• Given data:
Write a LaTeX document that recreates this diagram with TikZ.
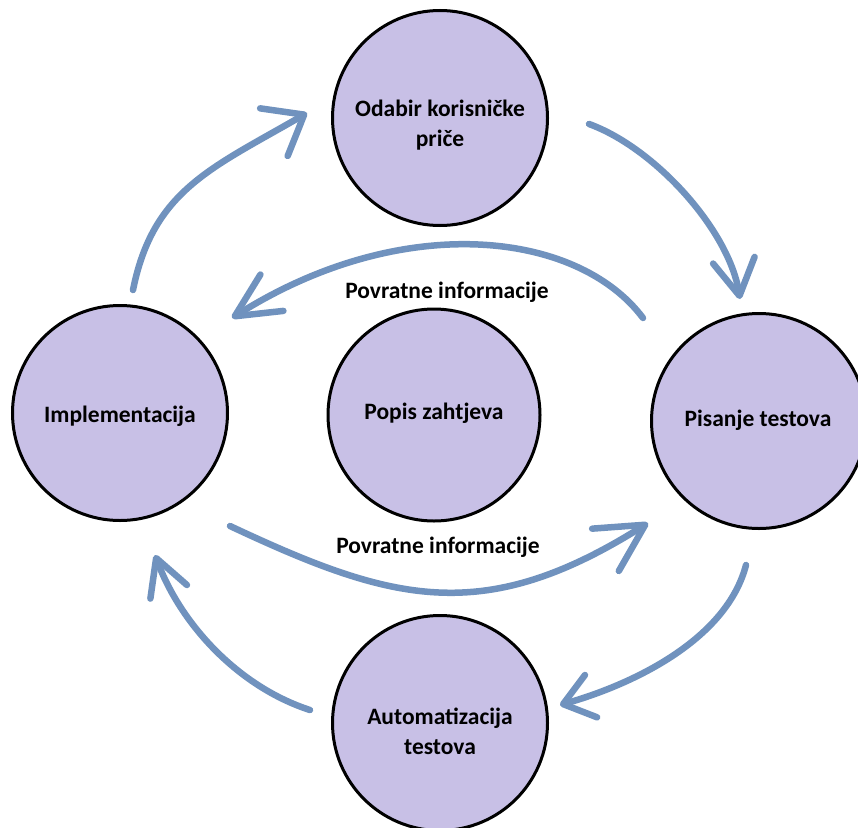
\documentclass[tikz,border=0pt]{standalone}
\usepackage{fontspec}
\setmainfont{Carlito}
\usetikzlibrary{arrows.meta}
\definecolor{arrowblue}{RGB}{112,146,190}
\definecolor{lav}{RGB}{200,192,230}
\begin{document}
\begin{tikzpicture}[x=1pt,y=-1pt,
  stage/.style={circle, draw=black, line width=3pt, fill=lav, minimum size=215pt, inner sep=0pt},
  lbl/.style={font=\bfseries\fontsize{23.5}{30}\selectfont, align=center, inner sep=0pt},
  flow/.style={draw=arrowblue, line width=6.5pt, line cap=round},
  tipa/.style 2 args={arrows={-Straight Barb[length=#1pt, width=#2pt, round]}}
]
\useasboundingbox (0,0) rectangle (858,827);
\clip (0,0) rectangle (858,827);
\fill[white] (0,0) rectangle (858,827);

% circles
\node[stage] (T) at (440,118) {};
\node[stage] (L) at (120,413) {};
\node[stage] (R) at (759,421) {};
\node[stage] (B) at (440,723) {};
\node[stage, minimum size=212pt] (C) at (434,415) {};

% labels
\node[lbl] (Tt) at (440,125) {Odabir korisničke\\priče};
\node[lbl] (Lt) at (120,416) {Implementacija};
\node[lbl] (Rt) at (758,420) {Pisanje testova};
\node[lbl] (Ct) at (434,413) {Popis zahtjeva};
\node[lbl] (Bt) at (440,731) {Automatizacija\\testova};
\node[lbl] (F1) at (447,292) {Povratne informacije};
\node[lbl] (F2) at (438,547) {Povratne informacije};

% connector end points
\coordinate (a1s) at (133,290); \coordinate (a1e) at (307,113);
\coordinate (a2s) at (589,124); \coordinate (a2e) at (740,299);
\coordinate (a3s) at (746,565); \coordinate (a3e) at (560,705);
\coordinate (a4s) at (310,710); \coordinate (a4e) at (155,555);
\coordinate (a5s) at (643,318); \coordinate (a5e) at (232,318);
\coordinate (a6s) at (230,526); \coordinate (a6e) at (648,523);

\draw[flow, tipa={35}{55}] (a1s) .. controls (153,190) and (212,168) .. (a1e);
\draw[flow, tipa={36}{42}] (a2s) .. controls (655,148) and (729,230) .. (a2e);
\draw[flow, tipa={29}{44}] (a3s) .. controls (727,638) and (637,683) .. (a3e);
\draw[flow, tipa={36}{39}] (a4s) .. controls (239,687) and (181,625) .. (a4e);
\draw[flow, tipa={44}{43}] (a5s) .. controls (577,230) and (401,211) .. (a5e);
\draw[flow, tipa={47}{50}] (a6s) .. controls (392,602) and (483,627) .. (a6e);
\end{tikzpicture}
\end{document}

• What the task requires:
Leave the images out, please, and restate each line word for word.

• Worked solution:
Write a LaTeX document that recreates this diagram with TikZ.
\documentclass[tikz,border=0pt]{standalone}
\usepackage{fontspec}
\setmainfont{Carlito}
\usetikzlibrary{arrows.meta}
\definecolor{arrowblue}{RGB}{112,146,190}
\definecolor{lav}{RGB}{200,192,230}
\begin{document}
\begin{tikzpicture}[x=1pt,y=-1pt,
  stage/.style={circle, draw=black, line width=3pt, fill=lav, minimum size=215pt, inner sep=0pt},
  lbl/.style={font=\bfseries\fontsize{23.5}{30}\selectfont, align=center, inner sep=0pt},
  flow/.style={draw=arrowblue, line width=6.5pt, line cap=round},
  tipa/.style 2 args={arrows={-Straight Barb[length=#1pt, width=#2pt, round]}}
]
\useasboundingbox (0,0) rectangle (858,827);
\clip (0,0) rectangle (858,827);
\fill[white] (0,0) rectangle (858,827);

% circles
\node[stage] (T) at (440,118) {};
\node[stage] (L) at (120,413) {};
\node[stage] (R) at (759,421) {};
\node[stage] (B) at (440,723) {};
\node[stage, minimum size=212pt] (C) at (434,415) {};

% labels
\node[lbl] (Tt) at (440,125) {Odabir korisničke\\priče};
\node[lbl] (Lt) at (120,416) {Implementacija};
\node[lbl] (Rt) at (758,420) {Pisanje testova};
\node[lbl] (Ct) at (434,413) {Popis zahtjeva};
\node[lbl] (Bt) at (440,731) {Automatizacija\\testova};
\node[lbl] (F1) at (447,292) {Povratne informacije};
\node[lbl] (F2) at (438,547) {Povratne informacije};

% connector end points
\coordinate (a1s) at (133,290); \coordinate (a1e) at (307,113);
\coordinate (a2s) at (589,124); \coordinate (a2e) at (740,299);
\coordinate (a3s) at (746,565); \coordinate (a3e) at (560,705);
\coordinate (a4s) at (310,710); \coordinate (a4e) at (155,555);
\coordinate (a5s) at (643,318); \coordinate (a5e) at (232,318);
\coordinate (a6s) at (230,526); \coordinate (a6e) at (648,523);

\draw[flow, tipa={35}{55}] (a1s) .. controls (153,190) and (212,168) .. (a1e);
\draw[flow, tipa={36}{42}] (a2s) .. controls (655,148) and (729,230) .. (a2e);
\draw[flow, tipa={29}{44}] (a3s) .. controls (727,638) and (637,683) .. (a3e);
\draw[flow, tipa={36}{39}] (a4s) .. controls (239,687) and (181,625) .. (a4e);
\draw[flow, tipa={44}{43}] (a5s) .. controls (577,230) and (401,211) .. (a5e);
\draw[flow, tipa={47}{50}] (a6s) .. controls (392,602) and (483,627) .. (a6e);
\end{tikzpicture}
\end{document}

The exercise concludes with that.